The Concept:
Zipf's law implies the Principle of Least Effort when it comes to spoken language, and universally, spoken language has evolved so that the most commonly used words are the shortest.
However, written language is another matter, generally speaking, most languages' written length is directly proportional to its spoken length. However, Asian languages differ in this regard, the written form for a single syllable(or mora) can be very complex and time consuming to write.
Thus, I would like to graphically represent how Zipf's Law extends to written Japanese and its writing system.
Readme stuff
To compile the program:
Compiling the program can be done by opening the project in eclipse and running a build, this will ensure that the required depencies (external .jar files) are included in the compile.
Running the program:
- It should be as simple as clicking the .jar file.
- It is IMPORTANT that the /database folder is in the same directory as the running executable.
- The database folder needs to have the database files named to be named jpdb.

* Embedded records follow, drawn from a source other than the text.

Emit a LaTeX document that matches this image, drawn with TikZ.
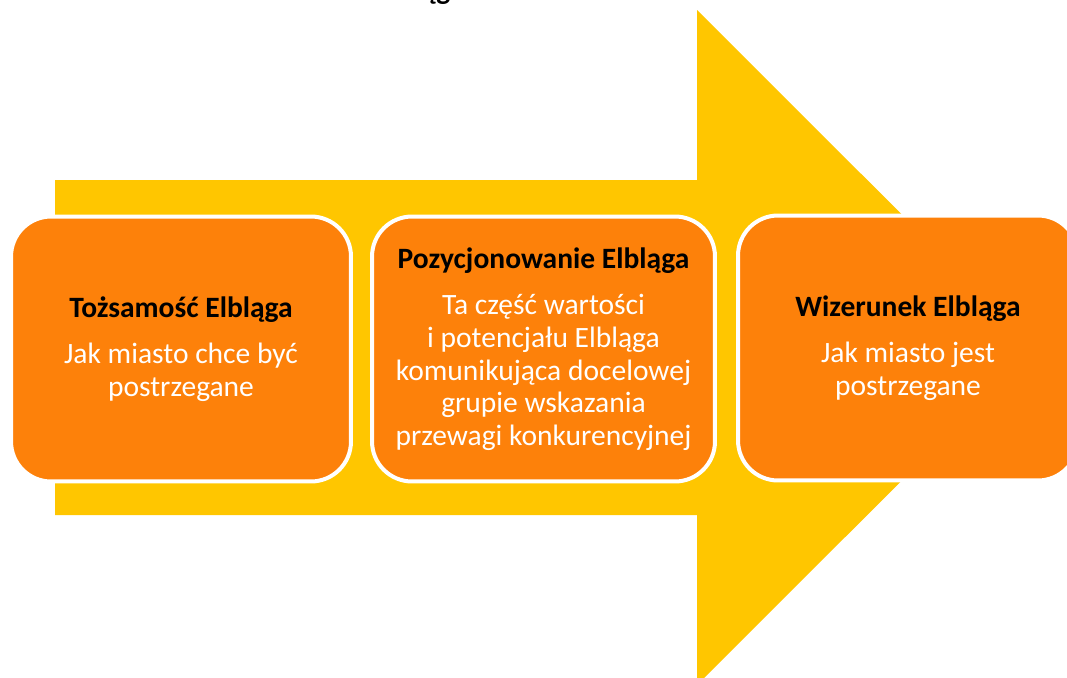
\documentclass[tikz,border=0pt]{standalone}
\usepackage{fontspec}
\setmainfont{Carlito}
\usepackage{tikz}

\definecolor{arrowyellow}{RGB}{255,198,0}
\definecolor{boxorange}{RGB}{253,129,10}

\tikzset{
  stagebox/.style={draw=white,line width=0.08cm,fill=boxorange,rounded corners=0.8cm,
    minimum width=6.8cm,minimum height=5.3cm,align=center,inner sep=0pt,
    text=white,font=\fontsize{16.8}{18.6}\selectfont},
  headtext/.style={font=\fontsize{16.8}{18.6}\selectfont\bfseries,text=black},
}
\newcommand{\stagetitle}[1]{\textcolor{black}{\bfseries #1}}

\begin{document}
\begin{tikzpicture}[x=0.02cm,y=-0.02cm]
\useasboundingbox (0,0) rectangle (1067,677);
\fill[arrowyellow] (55,180) -- (697,180) -- (697,10) -- (1035,347.5) -- (697,685) -- (697,515) -- (55,515) -- cycle;
\node[headtext,anchor=base] (cut) at (436,-0.5) {ąg};
\node[stagebox] (ident) at (181,349) {\stagetitle{Tożsamość Elbląga}\\[8pt]
  Jak miasto chce być\\postrzegane};
\node[stagebox,minimum width=6.86cm] (posit) at (543.5,349) {\stagetitle{Pozycjonowanie Elbląga}\\[8pt]
  Ta część wartości\\i potencjału Elbląga\\komunikująca docelowej\\grupie wskazania\\przewagi konkurencyjnej};
\node[stagebox] (image) at (908,348) {\stagetitle{Wizerunek Elbląga}\\[8pt]
  Jak miasto jest\\postrzegane};
\end{tikzpicture}
\end{document}
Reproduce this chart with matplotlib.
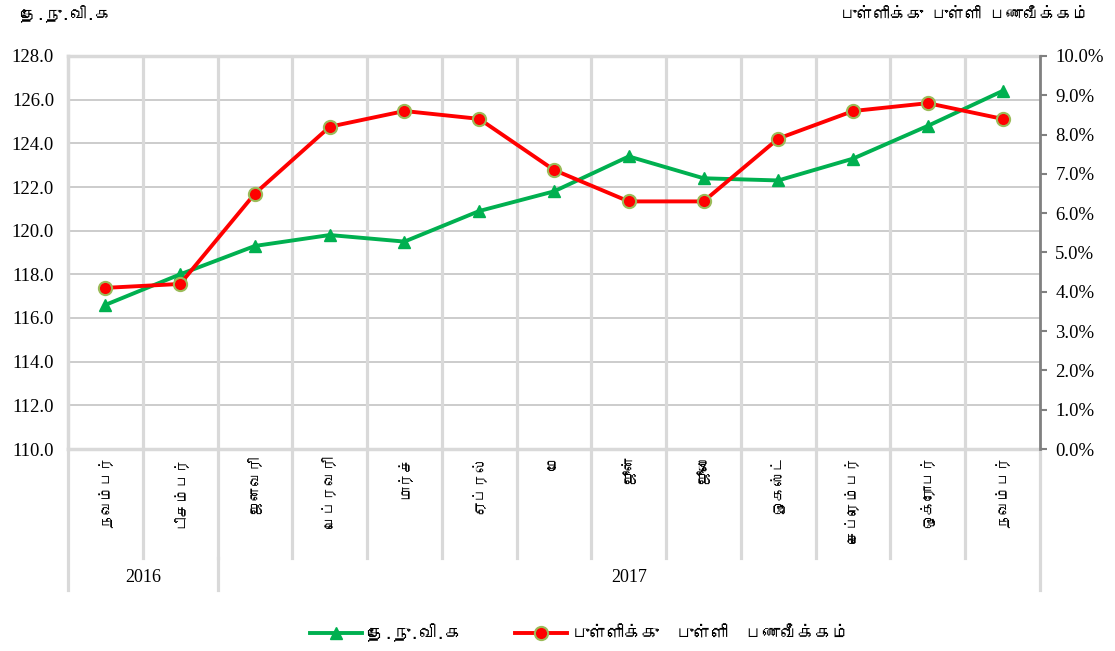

- If the database is not in the correct file path, the visualization will crash.
- If recompiling the project, make sure to copy the /database folder from the .jar file into the folder that is running the java executable.
Using the program:
The applet has three main buttons, these each create their respective scatter plots in seperate JFrames.
- Once the scatter plots have launched, the user can change what the characteristic of the data is being mapped to the axis using the top toolbar.
- This is somewhat analagous to having a scatter plot matrix.
- Hovering over a data item in the scatter plot will show information about the item.
Notes:
'Render 3D Scatter' is particularly slow because it executes 2500 SQL queries, as well the visualization is not very insightful so should be used last.